The idea that children must be protected, taught and cherished is no less true when the children in question are Scions. Before the Visitation of a Scion’s divine parent, the Scion in question is mortal, and as vulnerable to physical, mental and emotional danger as any other child. Yet they are also potential sources of great power, and (to those who might be able to identify them as such) prospective pawns.

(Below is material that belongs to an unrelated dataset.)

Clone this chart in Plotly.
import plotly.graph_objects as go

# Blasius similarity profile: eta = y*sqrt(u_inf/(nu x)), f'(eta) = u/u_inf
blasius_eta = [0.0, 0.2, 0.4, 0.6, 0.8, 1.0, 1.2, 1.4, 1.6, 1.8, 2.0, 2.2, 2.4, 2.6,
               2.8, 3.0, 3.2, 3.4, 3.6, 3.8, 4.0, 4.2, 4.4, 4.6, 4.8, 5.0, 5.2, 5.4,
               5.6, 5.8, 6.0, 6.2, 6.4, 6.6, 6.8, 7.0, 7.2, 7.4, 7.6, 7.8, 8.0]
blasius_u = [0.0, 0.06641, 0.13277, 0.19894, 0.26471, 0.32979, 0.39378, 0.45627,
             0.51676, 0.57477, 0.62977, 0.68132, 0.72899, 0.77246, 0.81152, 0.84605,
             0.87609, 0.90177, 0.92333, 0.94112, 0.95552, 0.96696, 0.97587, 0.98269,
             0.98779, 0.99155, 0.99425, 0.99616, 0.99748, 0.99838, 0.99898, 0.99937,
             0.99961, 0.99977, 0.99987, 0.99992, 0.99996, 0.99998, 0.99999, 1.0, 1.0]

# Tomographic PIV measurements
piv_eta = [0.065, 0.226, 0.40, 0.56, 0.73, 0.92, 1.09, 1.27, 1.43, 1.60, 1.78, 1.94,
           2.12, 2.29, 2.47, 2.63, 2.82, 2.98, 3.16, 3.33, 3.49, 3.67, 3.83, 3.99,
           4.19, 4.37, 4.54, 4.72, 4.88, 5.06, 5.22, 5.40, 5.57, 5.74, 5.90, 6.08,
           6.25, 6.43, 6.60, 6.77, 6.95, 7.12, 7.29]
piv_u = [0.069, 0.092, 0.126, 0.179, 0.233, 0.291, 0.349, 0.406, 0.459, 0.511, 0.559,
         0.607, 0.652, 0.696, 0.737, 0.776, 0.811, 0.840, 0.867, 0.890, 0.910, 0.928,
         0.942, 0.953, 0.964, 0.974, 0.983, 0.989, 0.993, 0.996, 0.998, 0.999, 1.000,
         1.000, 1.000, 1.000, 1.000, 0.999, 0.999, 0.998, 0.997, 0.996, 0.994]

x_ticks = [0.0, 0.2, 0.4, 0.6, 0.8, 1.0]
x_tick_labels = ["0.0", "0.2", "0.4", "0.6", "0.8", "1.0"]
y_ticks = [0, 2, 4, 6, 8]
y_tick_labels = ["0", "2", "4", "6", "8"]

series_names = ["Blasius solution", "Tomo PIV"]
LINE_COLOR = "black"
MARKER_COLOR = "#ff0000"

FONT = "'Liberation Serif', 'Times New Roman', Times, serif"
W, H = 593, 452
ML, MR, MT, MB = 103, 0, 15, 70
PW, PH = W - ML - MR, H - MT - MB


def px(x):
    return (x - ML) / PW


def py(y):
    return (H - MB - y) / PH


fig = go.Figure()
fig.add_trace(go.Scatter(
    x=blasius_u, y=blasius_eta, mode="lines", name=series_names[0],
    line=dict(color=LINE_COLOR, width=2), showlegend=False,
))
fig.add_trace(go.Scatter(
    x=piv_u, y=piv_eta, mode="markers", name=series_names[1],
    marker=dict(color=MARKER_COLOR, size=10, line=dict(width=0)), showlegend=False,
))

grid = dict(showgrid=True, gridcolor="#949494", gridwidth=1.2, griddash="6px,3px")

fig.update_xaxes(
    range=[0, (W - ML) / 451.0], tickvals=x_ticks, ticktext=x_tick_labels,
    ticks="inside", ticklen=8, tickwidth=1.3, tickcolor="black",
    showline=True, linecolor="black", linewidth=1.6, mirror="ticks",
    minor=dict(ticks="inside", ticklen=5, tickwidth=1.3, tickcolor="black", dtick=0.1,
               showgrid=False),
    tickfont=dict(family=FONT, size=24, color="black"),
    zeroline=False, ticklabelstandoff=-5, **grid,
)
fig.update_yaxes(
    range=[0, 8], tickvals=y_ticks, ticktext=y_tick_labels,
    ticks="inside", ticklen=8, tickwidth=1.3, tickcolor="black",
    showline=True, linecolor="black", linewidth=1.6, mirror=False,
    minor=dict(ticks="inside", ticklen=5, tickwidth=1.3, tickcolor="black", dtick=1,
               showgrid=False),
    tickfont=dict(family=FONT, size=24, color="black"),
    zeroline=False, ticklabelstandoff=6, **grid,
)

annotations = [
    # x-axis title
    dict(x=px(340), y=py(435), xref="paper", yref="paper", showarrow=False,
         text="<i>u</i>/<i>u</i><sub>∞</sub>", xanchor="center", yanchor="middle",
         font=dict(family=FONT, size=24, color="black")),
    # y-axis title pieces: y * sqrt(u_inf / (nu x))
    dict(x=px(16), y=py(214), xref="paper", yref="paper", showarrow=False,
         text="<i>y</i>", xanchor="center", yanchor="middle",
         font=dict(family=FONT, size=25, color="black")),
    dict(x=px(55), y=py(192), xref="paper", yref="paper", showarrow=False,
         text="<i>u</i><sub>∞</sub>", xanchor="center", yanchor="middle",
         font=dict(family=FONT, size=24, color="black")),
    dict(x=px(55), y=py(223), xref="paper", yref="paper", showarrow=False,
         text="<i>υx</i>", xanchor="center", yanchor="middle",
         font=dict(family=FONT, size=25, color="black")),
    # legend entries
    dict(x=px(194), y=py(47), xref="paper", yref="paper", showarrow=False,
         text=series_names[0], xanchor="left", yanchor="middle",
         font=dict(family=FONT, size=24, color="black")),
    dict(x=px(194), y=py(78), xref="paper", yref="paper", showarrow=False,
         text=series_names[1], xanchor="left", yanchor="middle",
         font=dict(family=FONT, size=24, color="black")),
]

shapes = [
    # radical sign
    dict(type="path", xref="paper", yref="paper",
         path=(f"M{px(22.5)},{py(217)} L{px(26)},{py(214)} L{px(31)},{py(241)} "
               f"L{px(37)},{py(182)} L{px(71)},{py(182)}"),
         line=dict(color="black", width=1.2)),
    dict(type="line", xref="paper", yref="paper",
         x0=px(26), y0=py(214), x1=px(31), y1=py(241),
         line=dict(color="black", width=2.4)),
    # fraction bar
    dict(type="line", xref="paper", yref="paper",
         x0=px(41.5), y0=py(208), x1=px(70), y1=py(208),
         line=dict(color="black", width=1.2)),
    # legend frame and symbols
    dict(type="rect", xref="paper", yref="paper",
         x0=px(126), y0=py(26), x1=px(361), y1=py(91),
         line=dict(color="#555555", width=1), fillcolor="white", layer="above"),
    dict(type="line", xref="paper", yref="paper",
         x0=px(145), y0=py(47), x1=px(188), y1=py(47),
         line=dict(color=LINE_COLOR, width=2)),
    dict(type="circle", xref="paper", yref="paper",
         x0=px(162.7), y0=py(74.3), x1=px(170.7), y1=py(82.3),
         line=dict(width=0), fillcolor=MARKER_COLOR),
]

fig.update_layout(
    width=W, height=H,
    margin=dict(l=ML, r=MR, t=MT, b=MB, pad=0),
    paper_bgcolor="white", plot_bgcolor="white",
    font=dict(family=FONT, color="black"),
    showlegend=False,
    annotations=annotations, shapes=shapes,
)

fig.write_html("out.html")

In Seeds of Tomorrow, someone has indeed developed a way to detect such Scions-to-be, and is poised to take full advantage of them in a way that could change the Titanswar forever. Opposing forces are in place to reap a harvest of power in these children and turn it to their own ends, depriving their divine parents of aid and possibly allowing the Titans to gain the upper hand. The story can be readily worked into the events of an existing Scion cycle, or it can serve as the launching point for a new cycle detailing the characters’ explorations of the world behind the curtain.